→ Plotting code records
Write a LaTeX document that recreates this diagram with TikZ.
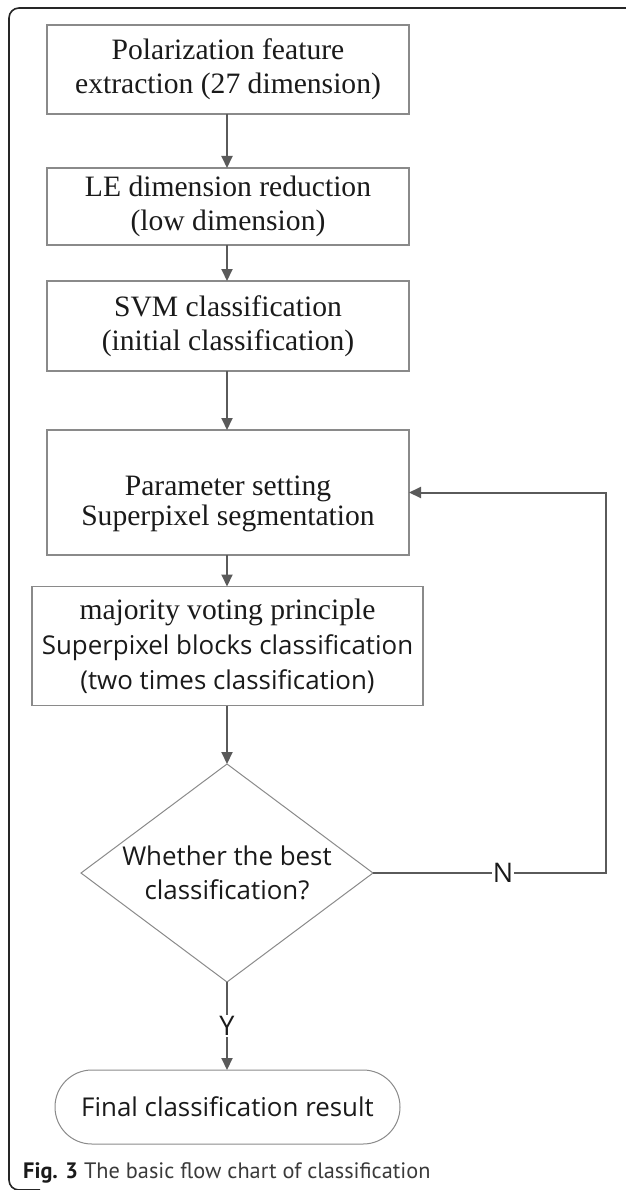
\documentclass[tikz,border=0pt]{standalone}
\usepackage{fontspec}
\setmainfont{Liberation Serif}
\newfontfamily\labelsans{Open Sans}
\newfontfamily\capsans{PT Sans}
\usetikzlibrary{arrows.meta,shapes.geometric}

\definecolor{boxline}{HTML}{8A8A8A}
\definecolor{arrowline}{HTML}{5A5A5A}
\definecolor{txt}{HTML}{1A1A1A}
\definecolor{captxt}{HTML}{3A3A3A}

\tikzset{
  x=1pt, y=-1pt,
  stepbox/.style={draw=boxline, line width=1.2pt, rectangle, inner sep=0pt,
    outer sep=0pt, align=center, text=txt,
    font=\fontsize{29.6}{34}\selectfont},
  flow/.style={draw=arrowline, line width=2pt,
    -{Triangle[width=11pt,length=12pt]}},
  tag/.style={fill=white, inner sep=1pt, text=txt,
    font=\labelsans\fontsize{27}{30}\selectfont},
  sanstext/.style={align=center, text=txt,
    font=\labelsans\fontsize{25.9}{34}\selectfont},
}

\begin{document}
\begin{tikzpicture}
\useasboundingbox (0,0) rectangle (625,1190);

% outer frame
\draw[line width=1.6pt, black!85, rounded corners=10pt]
  (640,8) -- (9,8) -- (9,1190) -- (40,1190);

% process boxes
\node[stepbox, minimum width=362pt, minimum height=89pt] (extract) at (228,69.5)
  {Polarization feature\\extraction (27 dimension)};
\node[stepbox, minimum width=362pt, minimum height=77pt] (reduce) at (228,206.5)
  {LE dimension reduction\\(low dimension)};
\node[stepbox, minimum width=362pt, minimum height=90pt] (svm) at (228,326)
  {SVM classification\\(initial classification)};
\node[stepbox, minimum width=362pt, minimum height=125pt] (segment) at (228,492.5) {};
\node[align=center, text=txt, inner sep=0pt,
  font=\fontsize{29.6}{30}\selectfont] (segmenttext) at (228,504)
  {Parameter setting\\Superpixel segmentation};
\node[stepbox, minimum width=391pt, minimum height=119pt,
  font=\fontsize{29.6}{35}\selectfont] (vote) at (227.5,646)
  {majority voting principle\\
   {\labelsans\fontsize{25.9}{35}\selectfont Superpixel blocks classification}\\
   {\labelsans\fontsize{25.9}{35}\selectfont (two times classification)}};

% decision
\node[diamond, draw=boxline, line width=1pt, minimum width=292pt,
  minimum height=218pt, inner sep=0pt, outer sep=0pt] (best) at (227,873) {};
\node[sanstext] (bestq) at (best.center) {Whether the best\\classification?};

% terminal
\node[draw=boxline, line width=1pt, rectangle, rounded corners=36.9pt,
  minimum width=345pt, minimum height=74pt, inner sep=0pt, outer sep=0pt,
  sanstext] (result) at (227.5,1107)
  {Final classification result};

% connectors
\draw[flow] (extract.south -| 227,0) -- (reduce.north -| 227,0);
\draw[flow] (reduce.south -| 227,0) -- (svm.north -| 227,0);
\draw[flow] (svm.south -| 227,0) -- (segment.north -| 227,0);
\draw[flow] (segment.south -| 227,0) -- (vote.north -| 227,0);
\draw[flow] (vote.south -| 227,0) -- (best.north);

\coordinate (loopcorner) at (606,873);
\draw[flow] (best.east) -- (loopcorner) -- (loopcorner |- segment.east)
  -- (segment.east);
\node[tag] (no) at (503,873) {N};

\draw[flow] (best.south) -- (result.north -| best.south);
\node[tag] (yes) at (227,1026) {Y};

% caption
\node[anchor=base west, inner sep=0pt, text=captxt,
  font=\capsans\fontsize{22.3}{25}\selectfont] (caption) at (23,1178)
  {{\bfseries\color{txt}Fig. 3} The basic flow chart of classification};
\end{tikzpicture}
\end{document}
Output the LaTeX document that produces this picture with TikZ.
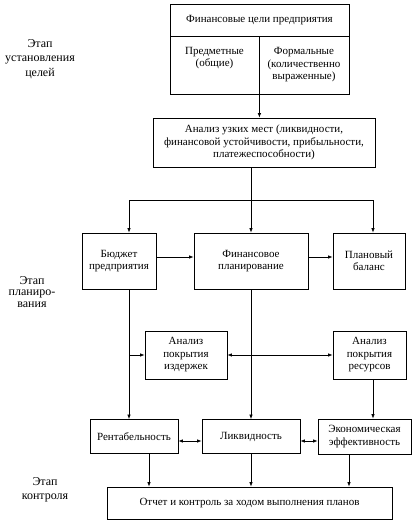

→ TASK TO COMPLETE
Omit every picture, and otherwise quote the entries exactly.

→ WRITTEN REPLY
Write a LaTeX document that recreates this diagram with TikZ.
\documentclass[tikz,border=0pt]{standalone}
\usepackage{fontspec}
\setmainfont{Liberation Serif}
\newfontfamily\labelsans{Open Sans}
\newfontfamily\capsans{PT Sans}
\usetikzlibrary{arrows.meta,shapes.geometric}

\definecolor{boxline}{HTML}{8A8A8A}
\definecolor{arrowline}{HTML}{5A5A5A}
\definecolor{txt}{HTML}{1A1A1A}
\definecolor{captxt}{HTML}{3A3A3A}

\tikzset{
  x=1pt, y=-1pt,
  stepbox/.style={draw=boxline, line width=1.2pt, rectangle, inner sep=0pt,
    outer sep=0pt, align=center, text=txt,
    font=\fontsize{29.6}{34}\selectfont},
  flow/.style={draw=arrowline, line width=2pt,
    -{Triangle[width=11pt,length=12pt]}},
  tag/.style={fill=white, inner sep=1pt, text=txt,
    font=\labelsans\fontsize{27}{30}\selectfont},
  sanstext/.style={align=center, text=txt,
    font=\labelsans\fontsize{25.9}{34}\selectfont},
}

\begin{document}
\begin{tikzpicture}
\useasboundingbox (0,0) rectangle (625,1190);

% outer frame
\draw[line width=1.6pt, black!85, rounded corners=10pt]
  (640,8) -- (9,8) -- (9,1190) -- (40,1190);

% process boxes
\node[stepbox, minimum width=362pt, minimum height=89pt] (extract) at (228,69.5)
  {Polarization feature\\extraction (27 dimension)};
\node[stepbox, minimum width=362pt, minimum height=77pt] (reduce) at (228,206.5)
  {LE dimension reduction\\(low dimension)};
\node[stepbox, minimum width=362pt, minimum height=90pt] (svm) at (228,326)
  {SVM classification\\(initial classification)};
\node[stepbox, minimum width=362pt, minimum height=125pt] (segment) at (228,492.5) {};
\node[align=center, text=txt, inner sep=0pt,
  font=\fontsize{29.6}{30}\selectfont] (segmenttext) at (228,504)
  {Parameter setting\\Superpixel segmentation};
\node[stepbox, minimum width=391pt, minimum height=119pt,
  font=\fontsize{29.6}{35}\selectfont] (vote) at (227.5,646)
  {majority voting principle\\
   {\labelsans\fontsize{25.9}{35}\selectfont Superpixel blocks classification}\\
   {\labelsans\fontsize{25.9}{35}\selectfont (two times classification)}};

% decision
\node[diamond, draw=boxline, line width=1pt, minimum width=292pt,
  minimum height=218pt, inner sep=0pt, outer sep=0pt] (best) at (227,873) {};
\node[sanstext] (bestq) at (best.center) {Whether the best\\classification?};

% terminal
\node[draw=boxline, line width=1pt, rectangle, rounded corners=36.9pt,
  minimum width=345pt, minimum height=74pt, inner sep=0pt, outer sep=0pt,
  sanstext] (result) at (227.5,1107)
  {Final classification result};

% connectors
\draw[flow] (extract.south -| 227,0) -- (reduce.north -| 227,0);
\draw[flow] (reduce.south -| 227,0) -- (svm.north -| 227,0);
\draw[flow] (svm.south -| 227,0) -- (segment.north -| 227,0);
\draw[flow] (segment.south -| 227,0) -- (vote.north -| 227,0);
\draw[flow] (vote.south -| 227,0) -- (best.north);

\coordinate (loopcorner) at (606,873);
\draw[flow] (best.east) -- (loopcorner) -- (loopcorner |- segment.east)
  -- (segment.east);
\node[tag] (no) at (503,873) {N};

\draw[flow] (best.south) -- (result.north -| best.south);
\node[tag] (yes) at (227,1026) {Y};

% caption
\node[anchor=base west, inner sep=0pt, text=captxt,
  font=\capsans\fontsize{22.3}{25}\selectfont] (caption) at (23,1178)
  {{\bfseries\color{txt}Fig. 3} The basic flow chart of classification};
\end{tikzpicture}
\end{document}
Output the LaTeX document that produces this picture with TikZ.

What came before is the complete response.